--- begin ---
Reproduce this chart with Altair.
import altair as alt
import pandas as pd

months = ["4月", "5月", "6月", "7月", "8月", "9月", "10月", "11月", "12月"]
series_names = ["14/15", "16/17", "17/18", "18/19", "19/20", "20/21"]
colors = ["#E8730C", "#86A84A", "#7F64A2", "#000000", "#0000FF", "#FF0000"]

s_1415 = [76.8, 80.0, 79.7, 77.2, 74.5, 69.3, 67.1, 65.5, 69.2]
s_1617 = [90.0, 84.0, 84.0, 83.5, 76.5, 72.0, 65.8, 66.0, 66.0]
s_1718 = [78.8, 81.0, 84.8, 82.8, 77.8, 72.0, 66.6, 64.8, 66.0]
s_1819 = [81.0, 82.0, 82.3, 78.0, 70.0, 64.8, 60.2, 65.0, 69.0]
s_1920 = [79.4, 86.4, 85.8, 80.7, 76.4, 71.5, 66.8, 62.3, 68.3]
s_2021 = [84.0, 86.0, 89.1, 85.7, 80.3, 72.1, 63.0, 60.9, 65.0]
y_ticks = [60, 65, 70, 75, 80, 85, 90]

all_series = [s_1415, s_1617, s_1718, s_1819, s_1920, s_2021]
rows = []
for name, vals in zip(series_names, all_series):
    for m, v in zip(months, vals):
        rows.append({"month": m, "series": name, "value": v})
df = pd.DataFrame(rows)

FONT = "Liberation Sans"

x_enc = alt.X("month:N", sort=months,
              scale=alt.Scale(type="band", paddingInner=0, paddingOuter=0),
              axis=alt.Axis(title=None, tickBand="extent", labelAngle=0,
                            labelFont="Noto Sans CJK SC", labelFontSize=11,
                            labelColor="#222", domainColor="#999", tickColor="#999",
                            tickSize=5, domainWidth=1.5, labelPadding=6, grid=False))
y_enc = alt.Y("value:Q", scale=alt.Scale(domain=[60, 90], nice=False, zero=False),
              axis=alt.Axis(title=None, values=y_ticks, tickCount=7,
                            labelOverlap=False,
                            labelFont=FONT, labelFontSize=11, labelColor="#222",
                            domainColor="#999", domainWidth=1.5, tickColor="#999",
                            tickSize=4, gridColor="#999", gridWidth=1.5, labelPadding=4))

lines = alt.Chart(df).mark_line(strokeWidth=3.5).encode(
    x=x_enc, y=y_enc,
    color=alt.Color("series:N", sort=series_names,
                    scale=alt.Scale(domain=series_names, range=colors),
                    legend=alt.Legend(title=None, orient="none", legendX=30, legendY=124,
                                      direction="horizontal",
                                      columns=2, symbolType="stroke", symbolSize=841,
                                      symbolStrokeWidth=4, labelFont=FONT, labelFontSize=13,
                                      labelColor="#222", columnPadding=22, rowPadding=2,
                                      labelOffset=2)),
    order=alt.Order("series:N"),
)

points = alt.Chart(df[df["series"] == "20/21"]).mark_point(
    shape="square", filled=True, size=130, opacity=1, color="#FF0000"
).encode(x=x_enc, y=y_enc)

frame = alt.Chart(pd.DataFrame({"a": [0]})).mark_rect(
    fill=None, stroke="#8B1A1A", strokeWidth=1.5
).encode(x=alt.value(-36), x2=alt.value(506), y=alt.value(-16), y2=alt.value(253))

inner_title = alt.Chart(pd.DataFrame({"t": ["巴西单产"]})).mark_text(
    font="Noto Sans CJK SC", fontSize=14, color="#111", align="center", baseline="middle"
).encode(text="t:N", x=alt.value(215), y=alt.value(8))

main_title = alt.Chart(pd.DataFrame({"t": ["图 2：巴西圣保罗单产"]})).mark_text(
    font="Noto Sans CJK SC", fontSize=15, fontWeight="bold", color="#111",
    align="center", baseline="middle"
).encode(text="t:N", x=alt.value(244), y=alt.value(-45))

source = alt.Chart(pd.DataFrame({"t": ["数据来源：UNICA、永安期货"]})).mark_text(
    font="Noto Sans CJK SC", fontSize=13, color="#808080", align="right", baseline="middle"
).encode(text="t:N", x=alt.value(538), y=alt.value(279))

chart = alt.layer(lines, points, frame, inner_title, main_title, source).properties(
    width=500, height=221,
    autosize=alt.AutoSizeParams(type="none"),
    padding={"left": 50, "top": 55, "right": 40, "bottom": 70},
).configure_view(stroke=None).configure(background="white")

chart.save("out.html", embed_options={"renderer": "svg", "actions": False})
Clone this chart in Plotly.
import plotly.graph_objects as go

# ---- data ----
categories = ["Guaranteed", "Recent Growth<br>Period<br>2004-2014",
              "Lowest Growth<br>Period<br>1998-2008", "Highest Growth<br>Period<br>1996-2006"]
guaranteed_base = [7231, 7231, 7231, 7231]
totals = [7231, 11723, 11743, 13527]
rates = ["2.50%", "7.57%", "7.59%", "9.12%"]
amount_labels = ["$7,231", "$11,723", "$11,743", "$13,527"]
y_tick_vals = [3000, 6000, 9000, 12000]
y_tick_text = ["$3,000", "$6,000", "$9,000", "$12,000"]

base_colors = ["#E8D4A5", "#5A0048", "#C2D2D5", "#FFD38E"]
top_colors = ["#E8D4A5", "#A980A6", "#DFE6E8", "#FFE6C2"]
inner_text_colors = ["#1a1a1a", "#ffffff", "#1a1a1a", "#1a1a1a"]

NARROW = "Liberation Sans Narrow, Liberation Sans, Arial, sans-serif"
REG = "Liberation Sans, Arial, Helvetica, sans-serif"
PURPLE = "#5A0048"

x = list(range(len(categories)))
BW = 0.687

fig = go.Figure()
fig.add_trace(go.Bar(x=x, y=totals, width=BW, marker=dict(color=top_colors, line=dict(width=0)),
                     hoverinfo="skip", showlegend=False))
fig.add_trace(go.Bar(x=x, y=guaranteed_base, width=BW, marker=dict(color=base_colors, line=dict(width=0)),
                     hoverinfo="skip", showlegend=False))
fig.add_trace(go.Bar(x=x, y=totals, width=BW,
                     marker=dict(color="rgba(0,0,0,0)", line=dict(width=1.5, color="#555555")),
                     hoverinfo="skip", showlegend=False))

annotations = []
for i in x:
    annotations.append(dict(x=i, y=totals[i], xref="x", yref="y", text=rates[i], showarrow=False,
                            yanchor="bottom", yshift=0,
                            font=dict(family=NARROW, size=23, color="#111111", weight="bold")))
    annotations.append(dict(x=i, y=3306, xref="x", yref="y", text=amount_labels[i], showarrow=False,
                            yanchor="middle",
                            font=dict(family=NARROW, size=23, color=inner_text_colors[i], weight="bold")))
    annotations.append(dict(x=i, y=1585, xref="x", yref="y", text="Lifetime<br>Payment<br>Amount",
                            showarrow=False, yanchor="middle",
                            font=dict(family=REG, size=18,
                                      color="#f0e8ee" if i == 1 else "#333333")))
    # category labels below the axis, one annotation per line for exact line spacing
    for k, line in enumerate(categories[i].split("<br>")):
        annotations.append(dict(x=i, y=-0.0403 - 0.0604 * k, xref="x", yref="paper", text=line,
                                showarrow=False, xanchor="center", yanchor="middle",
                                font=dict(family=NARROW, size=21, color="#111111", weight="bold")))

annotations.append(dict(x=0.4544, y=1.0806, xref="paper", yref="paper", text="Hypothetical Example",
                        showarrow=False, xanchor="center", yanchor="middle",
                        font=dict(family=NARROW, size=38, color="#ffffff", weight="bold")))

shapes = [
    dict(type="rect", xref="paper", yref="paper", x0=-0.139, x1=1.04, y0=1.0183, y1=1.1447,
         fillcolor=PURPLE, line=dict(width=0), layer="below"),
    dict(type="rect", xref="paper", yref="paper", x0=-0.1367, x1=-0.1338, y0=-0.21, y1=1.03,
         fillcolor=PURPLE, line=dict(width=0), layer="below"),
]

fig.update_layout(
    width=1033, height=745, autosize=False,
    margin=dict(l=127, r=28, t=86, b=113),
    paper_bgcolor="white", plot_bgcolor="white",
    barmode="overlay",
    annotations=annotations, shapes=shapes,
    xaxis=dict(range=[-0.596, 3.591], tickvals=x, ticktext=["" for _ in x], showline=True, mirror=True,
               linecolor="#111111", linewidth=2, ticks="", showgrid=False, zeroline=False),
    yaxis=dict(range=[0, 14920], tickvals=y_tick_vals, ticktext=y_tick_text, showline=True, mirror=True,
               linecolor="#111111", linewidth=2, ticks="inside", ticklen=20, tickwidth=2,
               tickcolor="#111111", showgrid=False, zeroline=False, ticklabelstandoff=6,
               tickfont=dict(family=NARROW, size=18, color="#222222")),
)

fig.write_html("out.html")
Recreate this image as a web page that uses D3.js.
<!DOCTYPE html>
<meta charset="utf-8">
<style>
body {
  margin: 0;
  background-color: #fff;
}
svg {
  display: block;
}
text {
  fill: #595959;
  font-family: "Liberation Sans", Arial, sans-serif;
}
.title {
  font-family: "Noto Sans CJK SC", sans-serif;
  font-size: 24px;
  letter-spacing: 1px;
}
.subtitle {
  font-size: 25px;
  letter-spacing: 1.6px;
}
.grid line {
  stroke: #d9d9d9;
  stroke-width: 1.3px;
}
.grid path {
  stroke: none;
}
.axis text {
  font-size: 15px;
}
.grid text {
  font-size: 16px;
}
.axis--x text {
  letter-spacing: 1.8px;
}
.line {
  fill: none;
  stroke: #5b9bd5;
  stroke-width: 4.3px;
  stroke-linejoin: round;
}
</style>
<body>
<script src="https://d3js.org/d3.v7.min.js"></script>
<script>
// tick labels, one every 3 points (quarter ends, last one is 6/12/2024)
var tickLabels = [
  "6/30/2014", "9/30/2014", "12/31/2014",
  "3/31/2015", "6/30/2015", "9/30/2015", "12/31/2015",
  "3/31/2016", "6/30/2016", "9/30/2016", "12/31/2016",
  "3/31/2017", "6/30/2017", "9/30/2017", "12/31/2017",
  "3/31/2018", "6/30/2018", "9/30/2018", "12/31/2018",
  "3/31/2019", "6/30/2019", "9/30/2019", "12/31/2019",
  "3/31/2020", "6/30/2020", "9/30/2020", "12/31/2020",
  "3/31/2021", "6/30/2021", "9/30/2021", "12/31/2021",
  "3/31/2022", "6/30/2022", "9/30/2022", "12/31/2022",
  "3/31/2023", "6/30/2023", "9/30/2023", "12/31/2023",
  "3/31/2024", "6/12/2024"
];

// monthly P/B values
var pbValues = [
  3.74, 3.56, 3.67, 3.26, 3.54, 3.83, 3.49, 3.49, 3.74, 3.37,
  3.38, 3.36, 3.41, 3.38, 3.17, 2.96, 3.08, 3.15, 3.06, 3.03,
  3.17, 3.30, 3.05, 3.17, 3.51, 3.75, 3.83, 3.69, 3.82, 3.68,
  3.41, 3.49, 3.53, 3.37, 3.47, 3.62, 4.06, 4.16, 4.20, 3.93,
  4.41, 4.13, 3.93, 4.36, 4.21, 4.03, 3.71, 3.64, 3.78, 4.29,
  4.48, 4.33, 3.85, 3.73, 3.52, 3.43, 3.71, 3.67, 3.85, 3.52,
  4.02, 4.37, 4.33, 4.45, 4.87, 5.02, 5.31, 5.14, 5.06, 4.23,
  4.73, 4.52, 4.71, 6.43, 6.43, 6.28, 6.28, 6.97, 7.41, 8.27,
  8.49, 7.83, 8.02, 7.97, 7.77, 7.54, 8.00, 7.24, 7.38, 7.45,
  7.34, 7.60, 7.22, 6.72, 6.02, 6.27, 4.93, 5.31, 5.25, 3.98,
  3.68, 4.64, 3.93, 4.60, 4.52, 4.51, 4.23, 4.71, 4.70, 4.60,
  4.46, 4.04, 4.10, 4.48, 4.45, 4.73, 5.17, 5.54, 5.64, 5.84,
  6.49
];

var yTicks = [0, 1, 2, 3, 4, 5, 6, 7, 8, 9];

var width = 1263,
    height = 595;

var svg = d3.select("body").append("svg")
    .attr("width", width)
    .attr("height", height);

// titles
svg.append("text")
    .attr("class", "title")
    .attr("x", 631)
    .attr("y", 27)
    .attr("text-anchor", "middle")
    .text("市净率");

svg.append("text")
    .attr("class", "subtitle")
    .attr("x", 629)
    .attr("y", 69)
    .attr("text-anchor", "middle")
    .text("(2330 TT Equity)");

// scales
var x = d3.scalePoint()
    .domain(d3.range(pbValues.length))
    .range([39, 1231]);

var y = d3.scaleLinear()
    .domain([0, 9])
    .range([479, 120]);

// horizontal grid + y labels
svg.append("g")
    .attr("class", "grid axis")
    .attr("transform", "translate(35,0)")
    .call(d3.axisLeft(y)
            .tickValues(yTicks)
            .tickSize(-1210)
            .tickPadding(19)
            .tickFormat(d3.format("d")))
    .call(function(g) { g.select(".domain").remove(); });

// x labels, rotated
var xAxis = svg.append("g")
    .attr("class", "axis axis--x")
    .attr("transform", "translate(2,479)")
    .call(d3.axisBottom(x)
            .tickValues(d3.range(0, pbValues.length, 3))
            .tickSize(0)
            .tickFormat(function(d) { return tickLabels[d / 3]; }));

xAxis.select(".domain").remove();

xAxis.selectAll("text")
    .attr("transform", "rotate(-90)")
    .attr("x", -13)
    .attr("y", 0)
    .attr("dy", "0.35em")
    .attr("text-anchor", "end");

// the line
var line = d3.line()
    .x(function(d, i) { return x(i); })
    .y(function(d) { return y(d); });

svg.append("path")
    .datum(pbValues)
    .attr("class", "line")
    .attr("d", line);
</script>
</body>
--- end ---
THE REQUEST:
Give the number of lines in the material above that have the word "this" in them, and nothing more.

PROBLEM SOLUTION:
3